Check your cat to see if it clogged and adjust your fuel pressure to try and eliminate the overly rich condition that you mention. Scan your O2 sensor while you have your car floored and try and get your 02 voltage between .850 and .900 for max power. Contrary to popular belief, a fuel injected TPI car is not effected by a throttle body that is larger then needed. At full throttle the air limiting pieces of a TPI car are the intake manifold and runners. When you floor the throttle with either the 48 MM stock throttle body or the 58 MM aftermarket throttle body the plenium drops to a near zero vacuum level, the amount of air entering through the throttle body will be virtually the same with either throttle body. Since the TPI system is a dry flow system you do not need air velocity through the throttle body to get good performance. What you need is air velocity in the runners and intake manifold, and you will have very similar air velocities through the runners and intake manifold with either throttle body. The fuel is injected at the entrance to the cylinder heads which is not being to be effected by the throttle body. If you have a very high flowing TPI system some performance can be gained if the throttle body is increased to 58 MM but you will not loss performance on a stock TPI with a large 58 MM throttle body you just won't gain any performance. You may not believe what I have just written, but if you do some research you will find out that John Lingenfelter book on modifying small block chevy's will also support this position. Keep your 58 MM throttle body and look for some other problems.

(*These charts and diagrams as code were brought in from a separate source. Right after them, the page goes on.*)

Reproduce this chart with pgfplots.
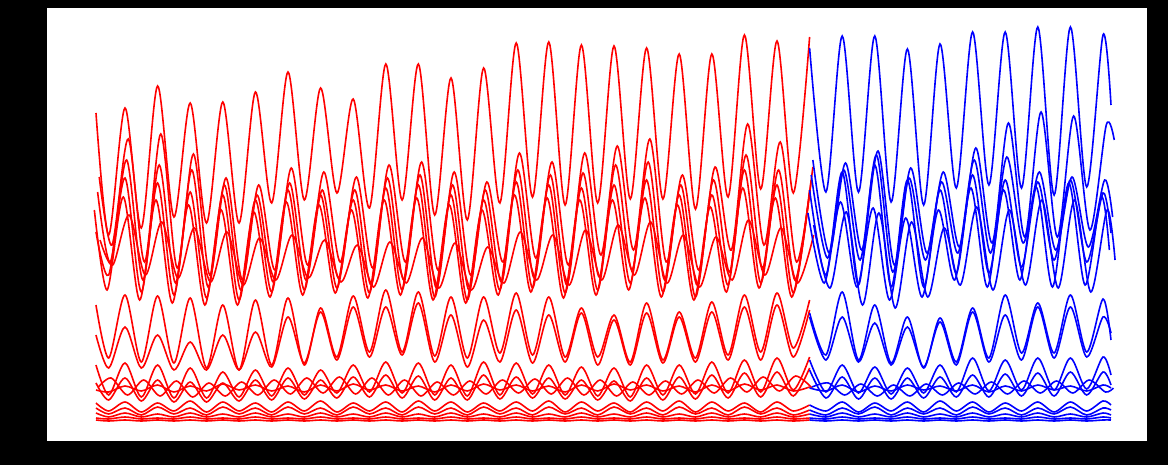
\documentclass[border=0pt]{standalone}
\usepackage{pgfplots}
\usepackage{pgfplotstable}
\pgfplotsset{compat=1.18}
\pgfplotstableread{
t A B C D E F G H I J K L M N O P Q
-0.78 113 177 192 232 210 240 305 335 365 383 387 390 403 408 413 418 420
0 235 245 262 275 290 265 358 368 395 400 378 392 411 414 417 419 421
1 108 139 160 178 197 215 295 327 363 378 395 386 402 408 413 417 420
2 228 262 280 292 300 275 362 368 397 401 380 391 412 415 417 419 421
3 86 134 165 183 200 222 296 335 365 380 396 385 403 407 414 418 420
4 217 268 283 295 303 278 363 370 398 402 381 392 411 414 417 419 421
5 103 154 170 192 205 228 298 342 368 382 397 386 401 408 413 417 420
6 223 275 287 298 305 282 368 370 398 402 383 391 412 415 417 419 421
7 102 178 185 195 210 232 305 335 372 383 396 384 402 407 414 418 420
8 223 280 290 300 305 285 370 370 397 401 382 390 411 414 417 419 421
9 92 185 195 200 212 238 300 332 370 380 395 385 403 408 413 417 420
10 203 270 282 292 297 280 365 367 396 400 380 391 412 415 417 419 421
11 72 168 183 190 202 235 298 317 368 378 394 386 402 407 414 418 420
12 200 265 280 290 295 278 365 363 395 399 378 392 411 414 417 419 421
13 88 172 190 195 205 240 308 312 370 380 393 385 401 408 413 417 420
14 193 262 278 288 293 282 357 360 393 398 377 391 412 415 417 419 421
15 99 177 190 200 210 245 296 307 365 377 394 384 403 407 414 418 420
16 208 268 285 293 298 287 352 357 392 397 378 390 411 414 417 419 421
17 64 165 178 188 200 242 290 307 362 375 395 385 402 408 413 417 420
18 200 262 280 290 295 283 352 355 393 398 380 391 412 415 417 419 421
19 64 162 175 185 198 238 292 303 363 376 396 386 401 407 414 418 420
20 215 270 288 297 300 288 356 362 395 400 382 392 411 414 417 419 421
21 78 172 185 195 205 243 297 315 365 378 395 385 402 408 413 417 420
22 220 275 290 300 303 290 358 367 396 400 381 391 412 415 417 419 421
23 68 182 190 200 210 247 297 320 362 375 394 384 403 407 414 418 420
24 203 262 282 290 295 283 353 362 395 399 380 390 411 414 417 419 421
25 43 153 170 182 195 232 293 310 363 377 393 385 402 408 413 417 420
26 197 258 278 288 292 280 355 363 394 398 379 391 411 415 417 419 421
27 42 162 175 185 198 235 297 315 365 378 394 386 401 407 414 418 420
28 205 265 285 293 298 285 357 362 395 399 378 392 412 414 417 419 421
29 45 153 173 188 200 230 308 313 367 380 395 385 402 408 413 417 420
30 203 255 277 290 295 280 357 365 396 400 380 391 411 415 417 419 421
31 46 146 165 185 200 225 315 320 368 381 396 384 403 407 414 418 420
32 199 250 270 283 290 275 362 365 397 401 382 390 412 414 417 419 421
33 48 139 162 180 198 222 303 313 365 378 395 385 402 408 413 417 420
34 199 262 280 292 297 283 360 363 395 400 381 391 411 415 417 419 421
35 54 175 185 195 205 235 312 317 365 377 394 386 401 407 414 418 420
36 209 270 285 297 300 287 358 362 394 399 380 392 412 414 417 419 421
37 54 167 180 195 207 237 302 312 362 375 393 385 402 408 413 417 420
38 197 250 272 285 292 280 355 360 393 398 378 391 411 415 417 419 421
39 35 124 155 170 188 220 295 307 360 373 392 384 403 407 414 418 420
40 189 245 268 283 288 275 352 360 392 397 377 390 412 414 417 419 421
41 41 142 170 185 198 228 293 305 358 372 391 385 402 408 413 417 420
42 193 262 280 293 297 283 348 357 390 396 376 391 411 415 417 419 421
43 37 167 180 190 205 235 300 310 357 368 388 387 405 410 414 418 420
}\redtab
\pgfplotstableread{
t A B C D E F G H I J K L M N O P Q
43 48 160 175 190 213 225 313 317 360 370 387 388 405 410 414 418 420
44 192 253 258 275 283 288 355 360 392 398 383 391 411 415 417 419 421
45 36 163 170 172 202 212 292 317 365 377 395 385 402 408 413 417 420
46 192 250 260 285 287 305 360 362 393 399 384 392 412 414 417 419 421
47 36 151 155 165 208 213 305 323 367 378 396 386 403 407 414 418 420
48 202 265 272 287 300 308 363 365 394 399 385 391 411 415 417 419 421
49 49 168 178 180 218 222 317 327 368 378 396 385 402 408 413 417 420
50 205 253 260 287 297 297 368 367 393 398 384 390 412 414 417 419 421
51 44 172 182 190 210 228 318 322 365 377 395 386 401 408 414 418 420
52 188 247 253 273 280 285 362 365 392 397 383 391 411 415 417 419 421
53 32 148 160 175 188 207 308 312 358 375 394 385 402 407 413 417 420
54 185 243 253 273 287 290 358 362 391 397 382 392 412 414 417 419 421
55 32 123 157 180 190 210 295 315 360 374 394 386 403 408 414 418 420
56 188 237 243 267 280 285 353 360 390 396 381 391 411 415 417 419 421
57 27 112 172 182 187 200 303 307 358 373 393 385 402 408 413 417 420
58 195 237 250 260 287 288 353 358 390 396 381 390 412 414 417 419 421
59 27 116 177 180 183 200 295 307 358 372 393 386 402 407 414 418 420
60 187 230 247 262 285 292 352 357 389 395 380 391 411 415 417 419 421
61 35 125 180 193 197 210 299 317 357 372 392 385 401 408 413 417 420
61.49 105 140 217 233 250 260 340 333 375 385 388 388 405 410 415 418 420
}\bluetab
\begin{document}
\begin{tikzpicture}
\fill[black] (0,0) rectangle (584pt,232.5pt);
\fill[white] (23.5pt,12pt) rectangle (573.5pt,228.5pt);
\begin{axis}[at={(23.5pt,12pt)}, anchor=south west, scale only axis,
  width=550pt, height=216.5pt, hide axis,
  xmin=-3.785, xmax=63.70, ymin=8, ymax=441, y dir=reverse,
  every axis plot/.append style={smooth, line width=0.8pt, no markers}]
\pgfplotsinvokeforeach{Q,P,O,N,M,L,J,I,H,G,D,A}{
  \addplot[red] table[x=t,y=#1]{\redtab};
}
\addplot[red] table[x expr=\thisrow{t}+0.2,y=B]{\redtab};
\addplot[red] table[x expr=\thisrow{t}+0.1,y=C]{\redtab};
\addplot[red] table[x expr=\thisrow{t}-0.1,y=E]{\redtab};
\addplot[red] table[x expr=\thisrow{t}+0.25,y=F]{\redtab};
\addplot[red] table[x expr=\thisrow{t}+0.15,y=K]{\redtab};
\pgfplotsinvokeforeach{Q,P,O,N,M,L,J,I,H,G,D,A}{
  \addplot[blue] table[x=t,y=#1]{\bluetab};
}
\addplot[blue] table[x expr=\thisrow{t}+0.2,y=B]{\bluetab};
\addplot[blue] table[x expr=\thisrow{t}+0.1,y=C]{\bluetab};
\addplot[blue] table[x expr=\thisrow{t}-0.1,y=E]{\bluetab};
\addplot[blue] table[x expr=\thisrow{t}+0.25,y=F]{\bluetab};
\addplot[blue] table[x expr=\thisrow{t}+0.15,y=K]{\bluetab};
\end{axis}
\end{tikzpicture}
\end{document}
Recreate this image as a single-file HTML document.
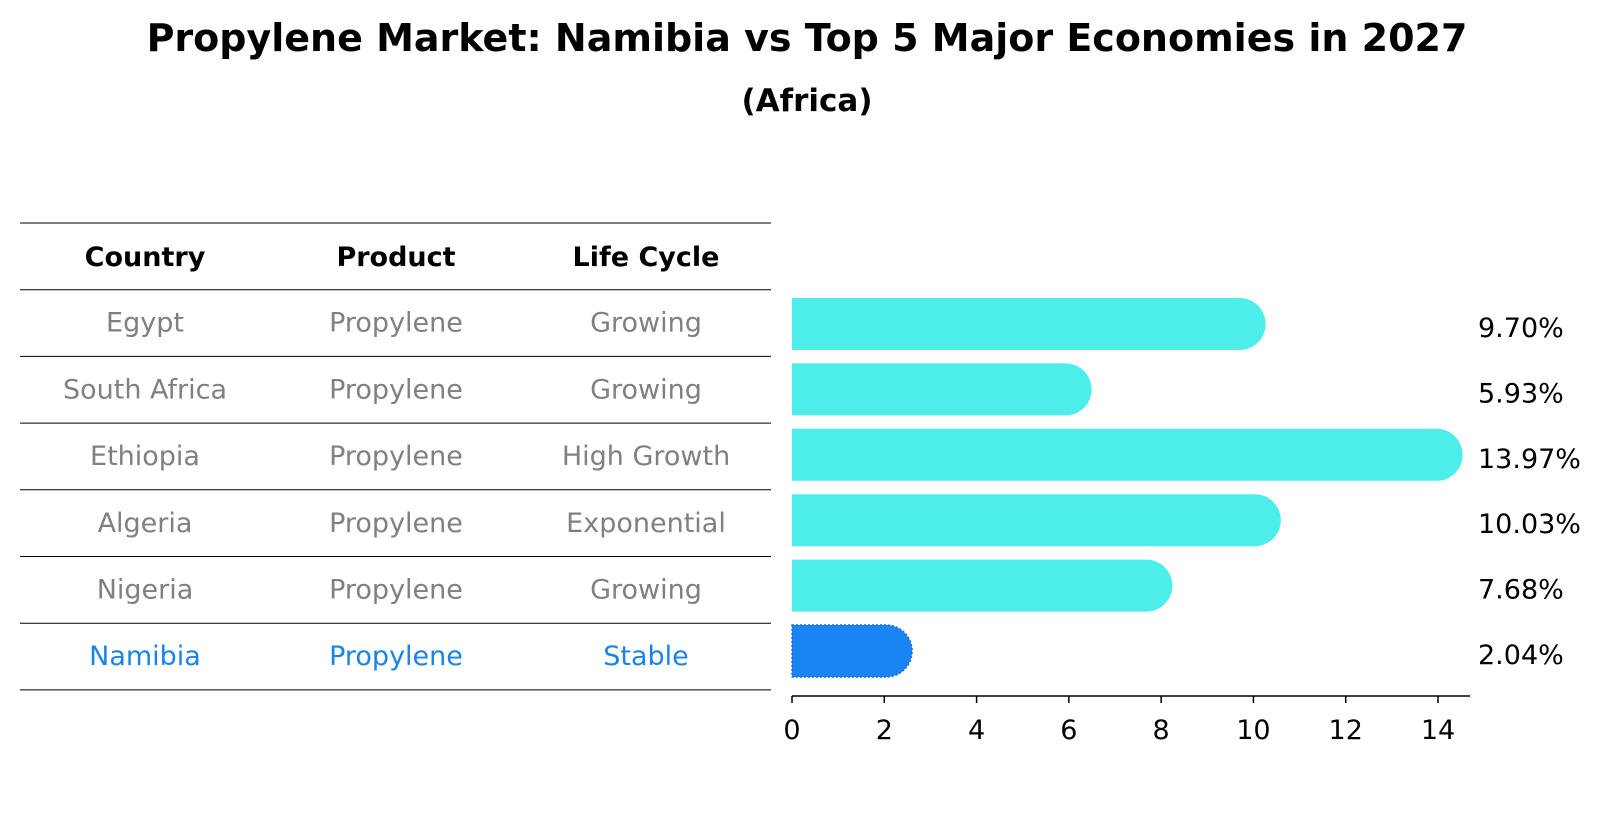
<!DOCTYPE html>
<html><head><meta charset="utf-8"><style>
body{margin:0;background:#fff;}
svg text{font-family:"DejaVu Sans","Liberation Sans",sans-serif;}
</style></head><body>
<svg width="1604" height="823" viewBox="0 0 1604 823">
<text x="807" y="51" text-anchor="middle" font-size="38" font-weight="bold">Propylene Market: Namibia vs Top 5 Major Economies in 2027</text>
<text x="807" y="111" text-anchor="middle" font-size="31" font-weight="bold">(Africa)</text>
<g id="table"></g>
<g id="bars"></g>
</svg>
<script>
const countries=["Egypt","South Africa","Ethiopia","Algeria","Nigeria","Namibia"];
const products=["Propylene","Propylene","Propylene","Propylene","Propylene","Propylene"];
const lifeCycles=["Growing","Growing","High Growth","Exponential","Growing","Stable"];
const values=[9.70,5.93,13.97,10.03,7.68,2.04];
const ticks=[0,2,4,6,8,10,12,14];
const NS="http://www.w3.org/2000/svg";
function mk(tag,attrs,parent){const e=document.createElementNS(NS,tag);for(const k in attrs)e.setAttribute(k,attrs[k]);parent.appendChild(e);return e;}
const tbl=document.getElementById('table');
const lineY=i=>223+i*66.7;
const colX=[145,396,646];
for(let i=0;i<=countries.length+1;i++){
  const l=mk('line',{x1:20,x2:771,y1:lineY(i),y2:lineY(i),stroke:'#000','stroke-width':1},tbl);
  
  
}
["Country","Product","Life Cycle"].forEach((h,j)=>{
  const t=mk('text',{x:colX[j],y:lineY(0)+43,'text-anchor':'middle','font-size':27,'font-weight':'bold'},tbl);
  t.textContent=h;
  
  
});
countries.forEach((c,i)=>{
  const hl=c==="Namibia";
  [c,products[i],lifeCycles[i]].forEach((v,j)=>{
    const t=mk('text',{x:colX[j],y:lineY(i+1)+42,'text-anchor':'middle','font-size':27,fill:hl?'#1a84e6':'#808080'},tbl);
    t.textContent=v;
    
    
  });
});
const bars=document.getElementById('bars');
const x0=792,pxPer=(1438-792)/14;
const X=v=>x0+v*pxPer;
const Y=i=>324+i*65.4;
const h=52,r=26;
values.forEach((v,i)=>{
  const hl=countries[i]==="Namibia";
  const xe=X(v),yc=Y(i);
  const d=`M${x0},${yc-h/2} L${xe},${yc-h/2} A${r},${r} 0 0 1 ${xe},${yc+h/2} L${x0},${yc+h/2} Z`;
  const p=mk('path',{d:d,fill:hl?'#1a84f5':'#4deeea'},bars);
  if(hl){p.setAttribute('stroke','#1a6fd6');p.setAttribute('stroke-dasharray','2 2');p.setAttribute('stroke-width','1.5');}
  
  
  const t=mk('text',{x:1478,y:yc+13,'font-size':27},bars);
  t.textContent=v.toFixed(2)+'%';
  
  
});
const ax=mk('line',{x1:x0,x2:1470,y1:696,y2:696,stroke:'#000','stroke-width':1.5},bars);


ticks.forEach(tv=>{
  const l=mk('line',{x1:X(tv),x2:X(tv),y1:696,y2:703,stroke:'#000','stroke-width':1.5},bars);
  
  
  const t=mk('text',{x:X(tv),y:739,'text-anchor':'middle','font-size':27},bars);
  t.textContent=tv;
  
  
});
</script>
</body></html>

I have to disagree to a point about the 58mm TB not hurting performance on a rather stock L98. The fuel/spark matrices tables have TPS vs MAF/MAP look-ups when at tip-in, off idle and part throttle while in closed loop. The 58mm TB allows a substantial additional flow at throttle tip-in and part-throttle compared with the OEM 48mm unit. This equates to a lower TPS signal, for a given MAF signal level. It also allow a larger inlet charge of air, per a given tip-in enrichment constant, this can make the A/F screwy. This also produces a lower than expected TPS signal compared to the O2’s Voltage/cross-over counts. In open loop this can cause stumbles/hesitation on tip-in, and when in closed loop is causing a lot of extra ECM/PCM state changes, which requires more dynamic control over the spark/fuel control. This increased adaptive spark/fuel control, is just more teeter-totter of under & over shoots of optimal control the ECM/PCM has to perform!
Although at open loop WOT, the ECM/PCM is ignoring a lot of sensors, and relying on look-up tables. So as long as the injector pulse width/flow constant, injector size, fuel PSI is correct per a given rpm, all is well and the A/F is good. It’s all about how much of an error margin of operation you want the ECM/PCM to deal with. The more error, the sloppier the dynamic response gets. Just my 2-cents!